((
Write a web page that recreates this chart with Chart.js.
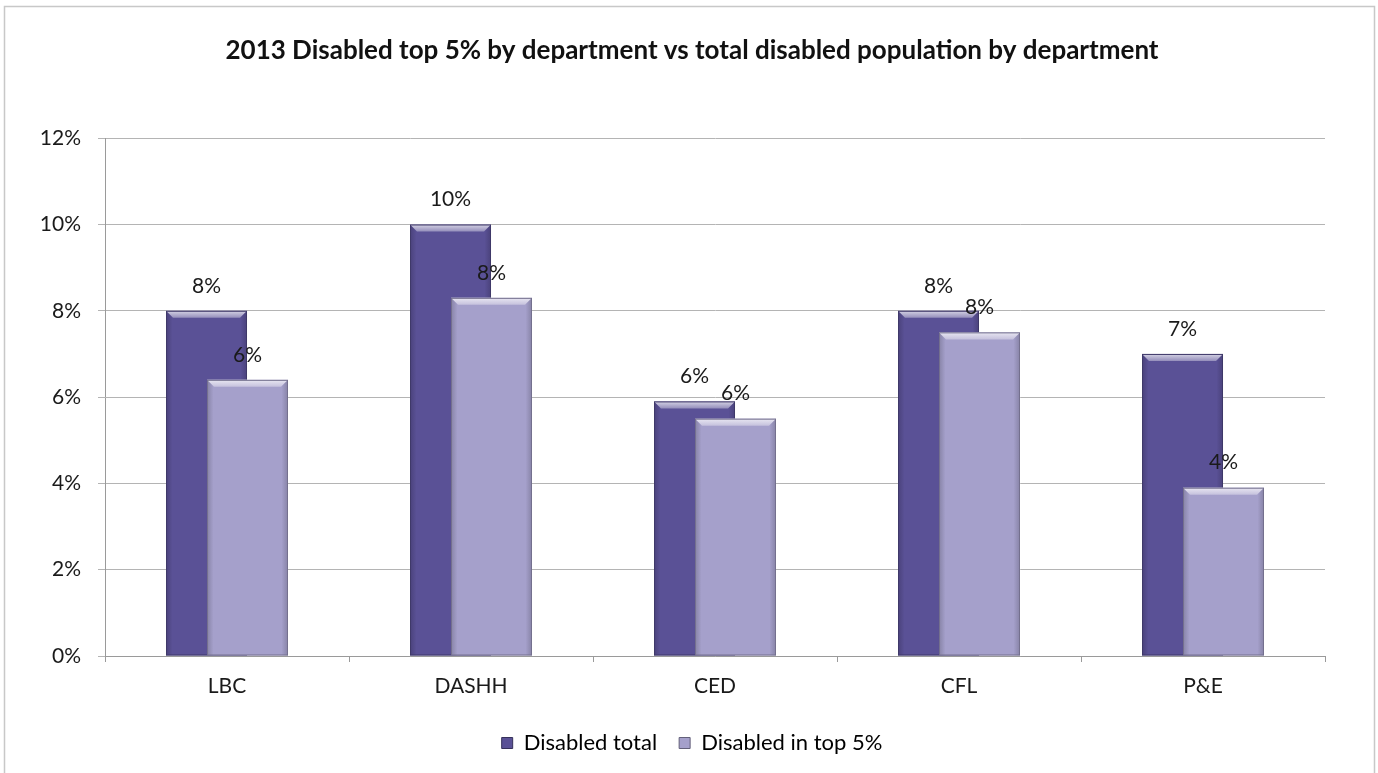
<!DOCTYPE html>
<html>
<head>
<meta charset="utf-8">
<script src="https://cdn.jsdelivr.net/npm/chart.js@4.4.1/dist/chart.umd.min.js"></script>
<style>
  html, body { margin: 0; padding: 0; background: #ffffff; }
  #wrap { width: 1378px; height: 773px; position: relative; }
</style>
</head>
<body>
<div id="wrap"><canvas id="chart" width="1378" height="773"></canvas></div>
<script>
// Departments and the two disabled-staff shares (percent)
const categories = ['LBC', 'DASHH', 'CED', 'CFL', 'P&E'];
const disabledTotal = [8.0, 10.0, 5.9, 8.0, 7.0];
const disabledTop5 = [6.4, 8.3, 5.5, 7.5, 3.9];
const seriesNames = ['Disabled total', 'Disabled in top 5%'];
const yTicks = [0, 2, 4, 6, 8, 10, 12];

const FONT = 'Lato, "Open Sans", sans-serif';
const TEXT = '#1a1a1a';

// Shade a hex colour toward white (amt > 0) or black (amt < 0)
function shade(hex, amt) {
  const n = parseInt(hex.slice(1), 16);
  let r = n >> 16, g = (n >> 8) & 255, b = n & 255;
  const t = amt < 0 ? 0 : 255, p = Math.abs(amt);
  r = Math.round(r + (t - r) * p); g = Math.round(g + (t - g) * p); b = Math.round(b + (t - b) * p);
  return `rgb(${r},${g},${b})`;
}

const baseColors = ['#5a5196', '#a5a0cb'];

// Bevelled bar look: darker sides, light rim along the top
function drawBevel(ctx, bar, color) {
  const x0 = bar.x - bar.width / 2, x1 = bar.x + bar.width / 2;
  const top = bar.y, bottom = bar.base;
  const g = ctx.createLinearGradient(x0, 0, x1, 0);
  g.addColorStop(0, shade(color, -0.18));
  g.addColorStop(0.08, color);
  g.addColorStop(0.92, color);
  g.addColorStop(1, shade(color, -0.18));
  ctx.fillStyle = g;
  ctx.fillRect(x0, top, x1 - x0, bottom - top);
  // top rim
  const rim = 7;
  ctx.beginPath();
  ctx.moveTo(x0, top);
  ctx.lineTo(x1, top);
  ctx.lineTo(x1 - rim, top + rim);
  ctx.lineTo(x0 + rim, top + rim);
  ctx.closePath();
  const rg = ctx.createLinearGradient(0, top, 0, top + rim);
  rg.addColorStop(0, shade(color, 0.75));
  rg.addColorStop(1, shade(color, 0.35));
  ctx.fillStyle = rg;
  ctx.fill();
  ctx.strokeStyle = shade(color, -0.3);
  ctx.lineWidth = 1;
  ctx.strokeRect(x0 + 0.5, top + 0.5, x1 - x0 - 1, bottom - top - 1);
}

const barStyle = {
  id: 'barStyle',
  beforeDatasetsDraw(chart) {
    const ctx = chart.ctx;
    ctx.save();
    // left-hand series first so the second series overlaps it
    [0, 1].forEach(di => {
      const meta = chart.getDatasetMeta(di);
      meta.data.forEach(bar => drawBevel(ctx, bar, baseColors[di]));
    });
    // value labels above each bar
    ctx.font = `21px ${FONT}`;
    ctx.fillStyle = TEXT;
    ctx.textAlign = 'center';
    ctx.textBaseline = 'middle';
    [0, 1].forEach(di => {
      const meta = chart.getDatasetMeta(di);
      const vals = chart.data.datasets[di].data;
      meta.data.forEach((bar, i) => {
        ctx.fillText(Math.round(vals[i]) + '%', bar.x, bar.y - 25);
      });
    });
    ctx.restore();
    return false;
  }
};

const frame = {
  id: 'frame',
  beforeDraw(chart) {
    const ctx = chart.ctx;
    ctx.save();
    ctx.fillStyle = '#ffffff';
    ctx.fillRect(0, 0, chart.width, chart.height);
    ctx.strokeStyle = '#c8c8c8';
    ctx.lineWidth = 1.5;
    ctx.beginPath();
    ctx.moveTo(4.5, 773);
    ctx.lineTo(4.5, 6.5);
    ctx.lineTo(1374.5, 6.5);
    ctx.lineTo(1374.5, 773);
    ctx.stroke();
    ctx.restore();
  }
};

new Chart(document.getElementById('chart'), {
  type: 'bar',
  data: {
    labels: categories,
    datasets: [
      { label: seriesNames[0], data: disabledTotal, backgroundColor: baseColors[0], borderWidth: 0,
        categoryPercentage: 0.336, barPercentage: 1.976 },
      { label: seriesNames[1], data: disabledTop5, backgroundColor: baseColors[1], borderWidth: 0,
        categoryPercentage: 0.336, barPercentage: 1.976 }
    ]
  },
  options: {
    responsive: false,
    animation: false,
    layout: { padding: { left: 6, right: 0, top: 0, bottom: 9 } },
    plugins: {
      title: {
        display: true,
        text: '2013 Disabled top 5% by department vs total disabled population by department',
        color: '#111111',
        font: { family: FONT, size: 26, weight: 'bold' },
        padding: { top: 35, bottom: 72 }
      },
      legend: {
        position: 'bottom',
        labels: {
          color: TEXT,
          font: { family: FONT, size: 22 },
          boxWidth: 11,
          boxHeight: 11,
          padding: 22,
          generateLabels(chart) {
            return chart.data.datasets.map((ds, i) => ({
              text: ds.label,
              fillStyle: baseColors[i],
              strokeStyle: shade(baseColors[i], -0.4),
              lineWidth: 1,
              datasetIndex: i
            }));
          }
        }
      },
      tooltip: { enabled: false }
    },
    scales: {
      x: {
        grid: { display: true, drawOnChartArea: false, drawTicks: true, tickLength: 6, color: '#9a9a9a', offset: true },
        border: { display: true, color: '#9a9a9a' },
        ticks: { color: TEXT, font: { family: FONT, size: 21 }, padding: 12 },
        afterFit(scale) { scale.height = 54; }
      },
      y: {
        min: 0,
        max: 12,
        afterBuildTicks(scale) { scale.ticks = yTicks.map(v => ({ value: v })); },
        grid: { color: '#b4b4b4', tickLength: 7, lineWidth: 1 },
        border: { display: true, color: '#9a9a9a' },
        ticks: { color: TEXT, font: { family: FONT, size: 21 }, padding: 17,
                 callback: v => v + '%' },
        afterFit(scale) { scale.width = 99; }
      },
      // empty right-hand margin beside the plot
      yRight: {
        position: 'right',
        min: 0,
        max: 12,
        grid: { display: false },
        border: { display: false },
        ticks: { display: false },
        afterFit(scale) { scale.width = 53; }
      }
    }
  },
  plugins: [frame, barStyle]
});
</script>
</body>
</html>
))
_JOB_: Reproduce the material in full, word for word, and omit the pictures.

_ANSWER TO THIS EXERCISE_:
Write a web page that recreates this chart with Chart.js.
<!DOCTYPE html>
<html>
<head>
<meta charset="utf-8">
<script src="https://cdn.jsdelivr.net/npm/chart.js@4.4.1/dist/chart.umd.min.js"></script>
<style>
  html, body { margin: 0; padding: 0; background: #ffffff; }
  #wrap { width: 1378px; height: 773px; position: relative; }
</style>
</head>
<body>
<div id="wrap"><canvas id="chart" width="1378" height="773"></canvas></div>
<script>
// Departments and the two disabled-staff shares (percent)
const categories = ['LBC', 'DASHH', 'CED', 'CFL', 'P&E'];
const disabledTotal = [8.0, 10.0, 5.9, 8.0, 7.0];
const disabledTop5 = [6.4, 8.3, 5.5, 7.5, 3.9];
const seriesNames = ['Disabled total', 'Disabled in top 5%'];
const yTicks = [0, 2, 4, 6, 8, 10, 12];

const FONT = 'Lato, "Open Sans", sans-serif';
const TEXT = '#1a1a1a';

// Shade a hex colour toward white (amt > 0) or black (amt < 0)
function shade(hex, amt) {
  const n = parseInt(hex.slice(1), 16);
  let r = n >> 16, g = (n >> 8) & 255, b = n & 255;
  const t = amt < 0 ? 0 : 255, p = Math.abs(amt);
  r = Math.round(r + (t - r) * p); g = Math.round(g + (t - g) * p); b = Math.round(b + (t - b) * p);
  return `rgb(${r},${g},${b})`;
}

const baseColors = ['#5a5196', '#a5a0cb'];

// Bevelled bar look: darker sides, light rim along the top
function drawBevel(ctx, bar, color) {
  const x0 = bar.x - bar.width / 2, x1 = bar.x + bar.width / 2;
  const top = bar.y, bottom = bar.base;
  const g = ctx.createLinearGradient(x0, 0, x1, 0);
  g.addColorStop(0, shade(color, -0.18));
  g.addColorStop(0.08, color);
  g.addColorStop(0.92, color);
  g.addColorStop(1, shade(color, -0.18));
  ctx.fillStyle = g;
  ctx.fillRect(x0, top, x1 - x0, bottom - top);
  // top rim
  const rim = 7;
  ctx.beginPath();
  ctx.moveTo(x0, top);
  ctx.lineTo(x1, top);
  ctx.lineTo(x1 - rim, top + rim);
  ctx.lineTo(x0 + rim, top + rim);
  ctx.closePath();
  const rg = ctx.createLinearGradient(0, top, 0, top + rim);
  rg.addColorStop(0, shade(color, 0.75));
  rg.addColorStop(1, shade(color, 0.35));
  ctx.fillStyle = rg;
  ctx.fill();
  ctx.strokeStyle = shade(color, -0.3);
  ctx.lineWidth = 1;
  ctx.strokeRect(x0 + 0.5, top + 0.5, x1 - x0 - 1, bottom - top - 1);
}

const barStyle = {
  id: 'barStyle',
  beforeDatasetsDraw(chart) {
    const ctx = chart.ctx;
    ctx.save();
    // left-hand series first so the second series overlaps it
    [0, 1].forEach(di => {
      const meta = chart.getDatasetMeta(di);
      meta.data.forEach(bar => drawBevel(ctx, bar, baseColors[di]));
    });
    // value labels above each bar
    ctx.font = `21px ${FONT}`;
    ctx.fillStyle = TEXT;
    ctx.textAlign = 'center';
    ctx.textBaseline = 'middle';
    [0, 1].forEach(di => {
      const meta = chart.getDatasetMeta(di);
      const vals = chart.data.datasets[di].data;
      meta.data.forEach((bar, i) => {
        ctx.fillText(Math.round(vals[i]) + '%', bar.x, bar.y - 25);
      });
    });
    ctx.restore();
    return false;
  }
};

const frame = {
  id: 'frame',
  beforeDraw(chart) {
    const ctx = chart.ctx;
    ctx.save();
    ctx.fillStyle = '#ffffff';
    ctx.fillRect(0, 0, chart.width, chart.height);
    ctx.strokeStyle = '#c8c8c8';
    ctx.lineWidth = 1.5;
    ctx.beginPath();
    ctx.moveTo(4.5, 773);
    ctx.lineTo(4.5, 6.5);
    ctx.lineTo(1374.5, 6.5);
    ctx.lineTo(1374.5, 773);
    ctx.stroke();
    ctx.restore();
  }
};

new Chart(document.getElementById('chart'), {
  type: 'bar',
  data: {
    labels: categories,
    datasets: [
      { label: seriesNames[0], data: disabledTotal, backgroundColor: baseColors[0], borderWidth: 0,
        categoryPercentage: 0.336, barPercentage: 1.976 },
      { label: seriesNames[1], data: disabledTop5, backgroundColor: baseColors[1], borderWidth: 0,
        categoryPercentage: 0.336, barPercentage: 1.976 }
    ]
  },
  options: {
    responsive: false,
    animation: false,
    layout: { padding: { left: 6, right: 0, top: 0, bottom: 9 } },
    plugins: {
      title: {
        display: true,
        text: '2013 Disabled top 5% by department vs total disabled population by department',
        color: '#111111',
        font: { family: FONT, size: 26, weight: 'bold' },
        padding: { top: 35, bottom: 72 }
      },
      legend: {
        position: 'bottom',
        labels: {
          color: TEXT,
          font: { family: FONT, size: 22 },
          boxWidth: 11,
          boxHeight: 11,
          padding: 22,
          generateLabels(chart) {
            return chart.data.datasets.map((ds, i) => ({
              text: ds.label,
              fillStyle: baseColors[i],
              strokeStyle: shade(baseColors[i], -0.4),
              lineWidth: 1,
              datasetIndex: i
            }));
          }
        }
      },
      tooltip: { enabled: false }
    },
    scales: {
      x: {
        grid: { display: true, drawOnChartArea: false, drawTicks: true, tickLength: 6, color: '#9a9a9a', offset: true },
        border: { display: true, color: '#9a9a9a' },
        ticks: { color: TEXT, font: { family: FONT, size: 21 }, padding: 12 },
        afterFit(scale) { scale.height = 54; }
      },
      y: {
        min: 0,
        max: 12,
        afterBuildTicks(scale) { scale.ticks = yTicks.map(v => ({ value: v })); },
        grid: { color: '#b4b4b4', tickLength: 7, lineWidth: 1 },
        border: { display: true, color: '#9a9a9a' },
        ticks: { color: TEXT, font: { family: FONT, size: 21 }, padding: 17,
                 callback: v => v + '%' },
        afterFit(scale) { scale.width = 99; }
      },
      // empty right-hand margin beside the plot
      yRight: {
        position: 'right',
        min: 0,
        max: 12,
        grid: { display: false },
        border: { display: false },
        ticks: { display: false },
        afterFit(scale) { scale.width = 53; }
      }
    }
  },
  plugins: [frame, barStyle]
});
</script>
</body>
</html>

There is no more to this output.